[A block of data]
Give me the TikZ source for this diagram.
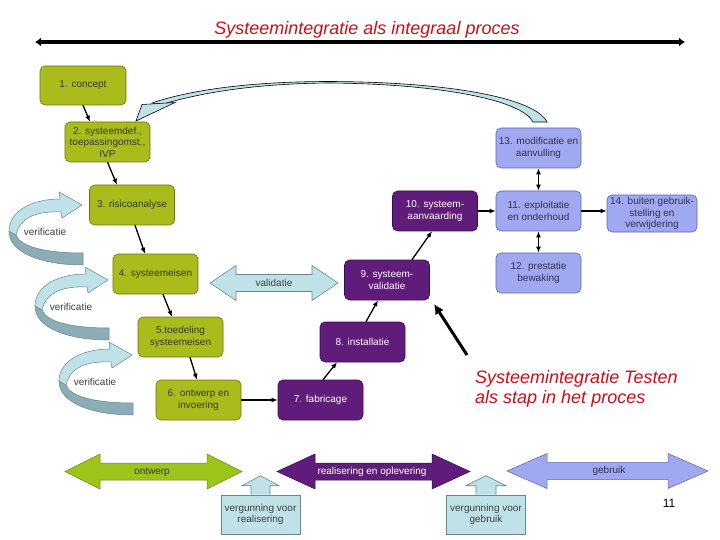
\documentclass[tikz,border=0pt]{standalone}
\usepackage{fontspec}
\setmainfont{Liberation Sans}
\usetikzlibrary{arrows.meta,calc}
\definecolor{cOlive}{RGB}{170,187,28}
\definecolor{cOliveD}{RGB}{105,118,16}
\definecolor{cOliveT}{RGB}{55,58,40}
\definecolor{cPurple}{RGB}{96,28,122}
\definecolor{cPurpleD}{RGB}{60,12,80}
\definecolor{cLav}{RGB}{160,168,242}
\definecolor{cLavD}{RGB}{90,100,180}
\definecolor{cLavT}{RGB}{50,50,75}
\definecolor{cCyan}{RGB}{190,226,232}
\definecolor{cCyanD}{RGB}{105,135,142}
\definecolor{cTeal}{RGB}{140,172,182}
\definecolor{cGreen}{RGB}{157,196,26}
\definecolor{cGreenD}{RGB}{110,140,20}
\definecolor{cRed}{RGB}{200,16,24}
\definecolor{cGrayT}{RGB}{64,64,64}
\begin{document}
\begin{tikzpicture}[x=1pt,y=-1pt,
  box/.style={rounded corners=5pt, minimum width=85pt, minimum height=40pt, align=center, inner sep=1pt, font=\fontsize{10}{11.5}\selectfont, line width=0.6pt},
  obox/.style={box, fill=cOlive, draw=cOliveD, text=cOliveT},
  pbox/.style={box, fill=cPurple, draw=cPurpleD, text=white},
  lbox/.style={box, fill=cLav, draw=cLavD, text=cLavT},
  conn/.style={-{Latex[length=6pt,width=5pt]}, line width=1.3pt, black},
  dconn/.style={{Latex[length=6pt,width=5pt]}-{Latex[length=6pt,width=5pt]}, line width=1.3pt, black},
  lbl/.style={font=\fontsize{10}{11.5}\selectfont, text=cGrayT, inner sep=0pt, align=center},
  vlight/.style={fill=cCyan, draw=cCyanD, line width=0.5pt},
  vdark/.style={fill=cTeal, draw=cCyanD, line width=0.5pt},
  phase/.style={line width=0.5pt},
  vbox/.style={draw=cCyanD, fill=cCyan, line width=0.6pt, minimum width=79pt, minimum height=39pt, inner sep=1pt, align=center, font=\fontsize{10}{11.5}\selectfont, text=cGrayT},
  verif/.pic={
    \path[vdark] (-73,26) .. controls (-73,48) and (-40,60) .. (1,60) -- (1,48) .. controls (-35,48) and (-62,42) .. (-66,30) -- cycle;
    \path[vlight] (-22,-6) -- (-23,-13) -- (0,0) -- (-20,13) -- (-21,7) .. controls (-45,6) and (-62,12) .. (-66,30) -- (-73,26) .. controls (-73,6) and (-50,-6) .. (-22,-6) -- cycle;
    \node[lbl] (-lab) at (-37,27) {verificatie};
  }
]
\useasboundingbox (0,0) rectangle (720,540);
\fill[white] (0,0) rectangle (720,540);

% title
\node[font=\fontsize{18}{20}\selectfont\itshape, text=cRed, inner sep=0pt] (title) at (367,29.5) {Systeemintegratie als integraal proces};
\coordinate (tl) at (35,42);
\coordinate (tr) at (685,42);
\draw[line width=3.5pt, {Latex[length=6pt,width=9pt]}-{Latex[length=6pt,width=9pt]}] (tl) -- (tr);

% verification arrows
\pic (v1) at (82,205) {verif};
\pic (v2) at (108,280) {verif};
\pic (v3) at (132,355) {verif};

% big curved feedback arrow
\path[fill=cCyan, draw=black, line width=0.6pt] (547,122) .. controls (535,98) and (450,82) .. (330,81.5) .. controls (250,81.5) and (190,90) .. (152,103) -- (160,105) .. controls (196,94) and (250,83.5) .. (330,83) .. controls (440,84) and (522,100) .. (533,122) -- cycle;
\path[fill=cCyan, draw=black, line width=0.6pt] (142,104.5) -- (175,102.5) -- (136,121) -- cycle;

% boxes
\node[obox, minimum width=86pt, minimum height=39pt] (b1) at (83,85.5) {1. concept};
\node[obox] (b2) at (107.5,142) {2. systeemdef.,\\toepassingomst.,\\IVP};
\node[obox] (b3) at (132,205) {3. risicoanalyse};
\node[obox] (b4) at (155.5,274) {4. systeemeisen};
\node[obox] (b5) at (180.5,337) {5.toedeling\\systeemeisen};
\node[obox] (b6) at (198.5,400) {6. ontwerp en\\invoering};
\node[pbox] (b7) at (320.5,400) {7. fabricage};
\node[pbox] (b8) at (362.5,342) {8. installatie};
\node[pbox] (b9) at (387,280) {9. systeem-\\validatie};
\node[pbox] (b10) at (435,211) {10. systeem-\\aanvaarding};
\node[lbox] (b11) at (538.5,211) {11. exploitatie\\en onderhoud};
\node[lbox] (b12) at (538.5,273) {12. prestatie\\bewaking};
\node[lbox] (b13) at (538.5,148) {13. modificatie en\\aanvulling};
\node[lbox, minimum width=90pt, minimum height=37pt] (b14) at (652,213.5) {14. buiten gebruik-\\stelling en\\verwijdering};

% connectors
\draw[conn] (b1.south) -- ([xshift=-17.5pt]b2.north);
\draw[conn] (b2.south) -- ([xshift=-15pt]b3.north);
\draw[conn] ([xshift=3pt]b3.south) -- ([xshift=-10.5pt]b4.north);
\draw[conn] ([xshift=7.5pt]b4.south) -- ([xshift=-8.5pt]b5.north);
\draw[conn] ([xshift=9.5pt]b5.south) -- ([xshift=-1.5pt]b6.north);
\draw[conn] (b6.east) -- (b7.west);
\draw[conn] ([xshift=2.5pt]b7.north) -- ([xshift=-25.5pt]b8.south);
\draw[conn] ([xshift=3.5pt]b8.north) -- ([xshift=-9pt]b9.south);
\draw[conn] ([xshift=25pt]b9.north) -- ([xshift=-3pt]b10.south);
\draw[conn] (b10.east) -- (b11.west);
\draw[conn] (b11.east) -- (b11.east -| b14.west);
\draw[dconn] (b11.south) -- (b12.north);
\draw[dconn] (b13.south) -- (b11.north);

% validatie
\path[vlight, line width=0.6pt] (210,283) -- (236,265.5) -- (236,274.5) -- (312,274.5) -- (312,265.5) -- (338,283) -- (312,300.5) -- (312,291.5) -- (236,291.5) -- (236,300.5) -- cycle;
\node[lbl] (val) at (274,283) {validatie};

% phase arrows
\path[phase, fill=cGreen, draw=cGreenD] (65,471.5) -- (100,454) -- (100,463) -- (207,463) -- (207,454) -- (242,471.5) -- (207,489) -- (207,480) -- (100,480) -- (100,489) -- cycle;
\node[lbl, text=cOliveT] (ph1) at (152,472) {ontwerp};
\path[phase, fill=cPurple, draw=cPurpleD] (277,471.5) -- (315,454) -- (315,463) -- (432,463) -- (432,454) -- (470,471.5) -- (432,489) -- (432,480) -- (315,480) -- (315,489) -- cycle;
\node[lbl, text=white] (ph2) at (372,471.5) {realisering en oplevering};
\path[phase, fill=cLav, draw=cLavD] (507,471) -- (547,453.5) -- (547,462.5) -- (668,462.5) -- (668,453.5) -- (708,471) -- (668,488.5) -- (668,479.5) -- (547,479.5) -- (547,488.5) -- cycle;
\node[lbl, text=cLavT] (ph3) at (609,470.5) {gebruik};

% permits
\node[vbox] (vr) at (260.5,514.5) {vergunning voor\\realisering};
\filldraw[fill=cCyan, draw=cCyanD, line width=0.6pt] ([xshift=-9.5pt]vr.north) -- ++(0,-9) -- ++(-9,0) -- ++(18.5,-10) -- ++(18.5,10) -- ++(-9,0) -- ++(0,9);
\node[vbox] (vg) at (486,514.5) {vergunning voor\\gebruik};
\filldraw[fill=cCyan, draw=cCyanD, line width=0.6pt] ([xshift=-10pt]vg.north) -- ++(0,-9) -- ++(-10,0) -- ++(20,-10) -- ++(20,10) -- ++(-10,0) -- ++(0,9);

% testen annotation
\node[font=\fontsize{18}{20}\selectfont\itshape, text=cRed, inner sep=0pt, align=left, anchor=west] (testen) at (475,389) {Systeemintegratie Testen\\als stap in het proces};
\coordinate (ts) at (467,355);
\coordinate (tt) at (434,304);
\draw[line width=3pt, -{Latex[length=10pt,width=10pt]}] (ts) -- (tt);

% page number
\node[font=\fontsize{12}{14}\selectfont, inner sep=0pt] (pg) at (669,503) {11};
\end{tikzpicture}
\end{document}
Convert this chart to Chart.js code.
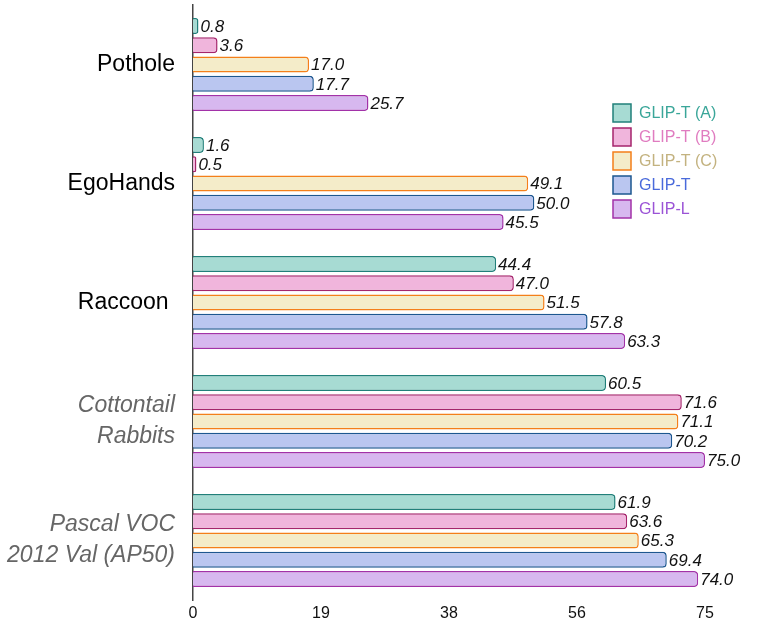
<!DOCTYPE html>
<html>
<head>
<meta charset="utf-8">
<script src="https://cdn.jsdelivr.net/npm/chart.js@4"></script>
<style>
  body { margin: 0; background: #fff; }
  #wrap { width: 761px; height: 634px; }
</style>
</head>
<body>
<div id="wrap"><canvas id="chart"></canvas></div>
<script>
// categories (top to bottom)
const categories = ['Pothole', 'EgoHands', 'Raccoon ', ['Cottontail', 'Rabbits'], ['Pascal VOC', '2012 Val (AP50)']];
const italicCats = [3, 4];

const seriesNames = ['GLIP-T (A)', 'GLIP-T (B)', 'GLIP-T (C)', 'GLIP-T', 'GLIP-L'];
const glipTA = [0.8, 1.6, 44.4, 60.5, 61.9];
const glipTB = [3.6, 0.5, 47.0, 71.6, 63.6];
const glipTC = [17.0, 49.1, 51.5, 71.1, 65.3];
const glipT  = [17.7, 50.0, 57.8, 70.2, 69.4];
const glipL  = [25.7, 45.5, 63.3, 75.0, 74.0];

const xTicks = [0, 18.75, 37.5, 56.25, 75];

const fills   = ['#a7dbd3', '#f0b5dc', '#f4ecc9', '#bac6f0', '#d7b8ef'];
const borders = ['#21807a', '#a5256c', '#f47f1a', '#1d5790', '#a232a8'];
const legendText = ['#3aa699', '#e07cc0', '#c3b27f', '#4a6adb', '#9b53d6'];

const FONT = '"Liberation Sans", Arial, Helvetica, sans-serif';

// value labels at the end of each bar
const valueLabels = {
  id: 'valueLabels',
  afterDatasetsDraw(chart) {
    const ctx = chart.ctx;
    ctx.save();
    ctx.font = 'italic 17px ' + FONT;
    ctx.fillStyle = '#111';
    ctx.textBaseline = 'middle';
    ctx.textAlign = 'left';
    chart.data.datasets.forEach((ds, i) => {
      chart.getDatasetMeta(i).data.forEach((bar, j) => {
        ctx.fillText(ds.data[j].toFixed(1), bar.x + 2, bar.y + 1);
      });
    });
    ctx.restore();
  }
};

// legend floating inside the plot, top right
const floatLegend = {
  id: 'floatLegend',
  afterDraw(chart) {
    const ctx = chart.ctx;
    ctx.save();
    ctx.font = '16px ' + FONT;
    ctx.textBaseline = 'middle';
    chart.data.datasets.forEach((ds, i) => {
      const y = 104 + i * 24;
      ctx.fillStyle = ds.backgroundColor;
      ctx.strokeStyle = ds.borderColor;
      ctx.lineWidth = 1.5;
      ctx.fillRect(613, y, 18, 18);
      ctx.strokeRect(613, y, 18, 18);
      ctx.fillStyle = legendText[i];
      ctx.fillText(ds.label, 639, y + 10);
    });
    ctx.restore();
  }
};

const seriesData = [glipTA, glipTB, glipTC, glipT, glipL];

new Chart(document.getElementById('chart'), {
  type: 'bar',
  data: {
    labels: categories,
    datasets: seriesData.map((d, i) => ({
      label: seriesNames[i],
      data: d,
      backgroundColor: fills[i],
      borderColor: borders[i],
      borderWidth: 1.5,
      borderRadius: 4,
      borderSkipped: 'start',
      categoryPercentage: 0.81,
      barPercentage: 0.83
    }))
  },
  options: {
    indexAxis: 'y',
    responsive: true,
    maintainAspectRatio: false,
    animation: false,
    layout: { padding: { top: 5, right: 56, left: 0, bottom: 0 } },
    plugins: {
      legend: { display: false },
      tooltip: { enabled: false }
    },
    scales: {
      x: {
        min: 0,
        max: 75,
        afterBuildTicks(scale) {
          scale.ticks = xTicks.map(v => ({ value: v }));
        },
        afterFit(scale) { scale.height = 34; },
        grid: { display: false, drawTicks: false },
        border: { display: false },
        ticks: {
          padding: 4,
          color: '#111',
          font: { family: FONT, size: 16 },
          callback: v => Math.round(v)
        }
      },
      y: {
        afterFit(scale) {
          scale.width = 193;
          scale.paddingTop = 0;
          scale.paddingBottom = 0;
        },
        grid: { display: false },
        border: { display: true, color: '#444', width: 1.5 },
        ticks: {
          padding: 10,
          color: c => italicCats.includes(c.index) ? '#666' : '#000',
          font: c => ({
            family: FONT,
            size: 23,
            style: italicCats.includes(c.index) ? 'italic' : 'normal',
            lineHeight: 1.35
          })
        }
      }
    }
  },
  plugins: [valueLabels, floatLegend]
});
</script>
</body>
</html>
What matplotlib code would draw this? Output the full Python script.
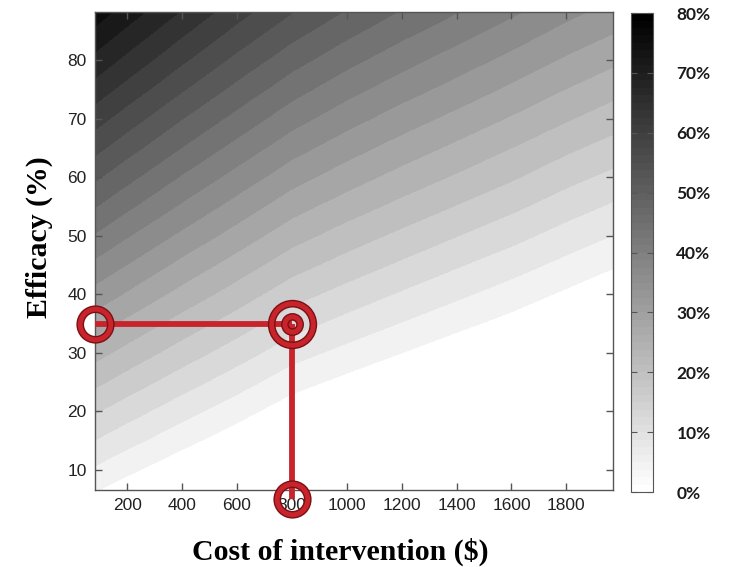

**Exercise brief**
Copy, exactly as they stand, the lines from the one that holds "Convert this chart to Chart.js code." to the one that holds "Arial, Helvetica, sans-serif';", both included, and drop every picture.

**The answer**
Convert this chart to Chart.js code.
<!DOCTYPE html>
<html>
<head>
<meta charset="utf-8">
<script src="https://cdn.jsdelivr.net/npm/chart.js@4"></script>
<style>
  body { margin: 0; background: #fff; }
  #wrap { width: 761px; height: 634px; }
</style>
</head>
<body>
<div id="wrap"><canvas id="chart"></canvas></div>
<script>
// categories (top to bottom)
const categories = ['Pothole', 'EgoHands', 'Raccoon ', ['Cottontail', 'Rabbits'], ['Pascal VOC', '2012 Val (AP50)']];
const italicCats = [3, 4];

const seriesNames = ['GLIP-T (A)', 'GLIP-T (B)', 'GLIP-T (C)', 'GLIP-T', 'GLIP-L'];
const glipTA = [0.8, 1.6, 44.4, 60.5, 61.9];
const glipTB = [3.6, 0.5, 47.0, 71.6, 63.6];
const glipTC = [17.0, 49.1, 51.5, 71.1, 65.3];
const glipT  = [17.7, 50.0, 57.8, 70.2, 69.4];
const glipL  = [25.7, 45.5, 63.3, 75.0, 74.0];

const xTicks = [0, 18.75, 37.5, 56.25, 75];

const fills   = ['#a7dbd3', '#f0b5dc', '#f4ecc9', '#bac6f0', '#d7b8ef'];
const borders = ['#21807a', '#a5256c', '#f47f1a', '#1d5790', '#a232a8'];
const legendText = ['#3aa699', '#e07cc0', '#c3b27f', '#4a6adb', '#9b53d6'];

const FONT = '"Liberation Sans", Arial, Helvetica, sans-serif';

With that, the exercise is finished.